Retailers push for short casual shifts for students

Posted by Nicole Eckersley on 6th May 2010

The Australian Retailers Association (ARA) and Master Grocers Australia will today appear at a Fair Work Australia hearing in Melbourne, seeking a ruling to reduce the minimum casual shift from three hours to two hours.

The ARA is seeking to have the minimum shift reduced for casual workers, stating that this would allow high school students to work between finishing school at around 3:30pm and close of business at 5:30pm.

ARA Deputy Executive Director Jennifer Cromarty said hours for permanent part-time workers would not be affected and that retailers were simply asking for the ability to employ school students on a casual basis who wanted to work for a couple of hours after school.

“At the moment retailers are being forced to turn students away because they can’t find the time to work the minimum of three hours required under the new General Retail Award,” she said.

“It is only logical that minimum hours for casual workers should be reduced to a nationally-consistent two hour shift,” Cromarty said.

Jos de Bruin of the Master Grocers Association said the reduced shifts were particularly important for supermarkets in regional Australia, where early closing times are more common than in metropolitan areas.

“IGA Boort [in northern Victoria] just doesn’t employ students, because they close at 6pm and they can’t make the minimum three hour shift,” he said.
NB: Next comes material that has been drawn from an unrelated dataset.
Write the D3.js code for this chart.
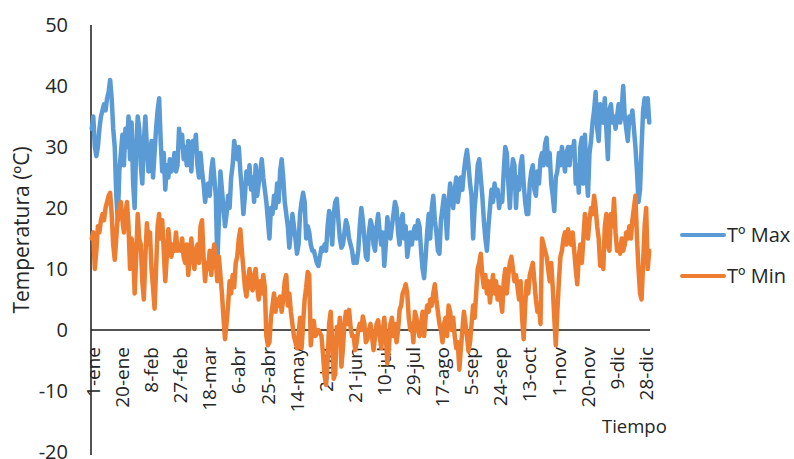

De Bruin said the push was about flexibility and not about cheaper labour.  “It’s important to have a balance of your wage percentages – if you ask people where their first job was, it would be in supermarkets or some kind of retail.  Casual employees are often taking shifts that others don’t want anyway – it takes some of the heat off owner-operator small businesses,” he said.

Under the General Retail Industry Award, a 15-year-old working a two-hour casual shift at minimum wage as a Retail Employee Level 1 would be paid $16.86.

A decision is expected from Fair Work Australia some time in the next two weeks.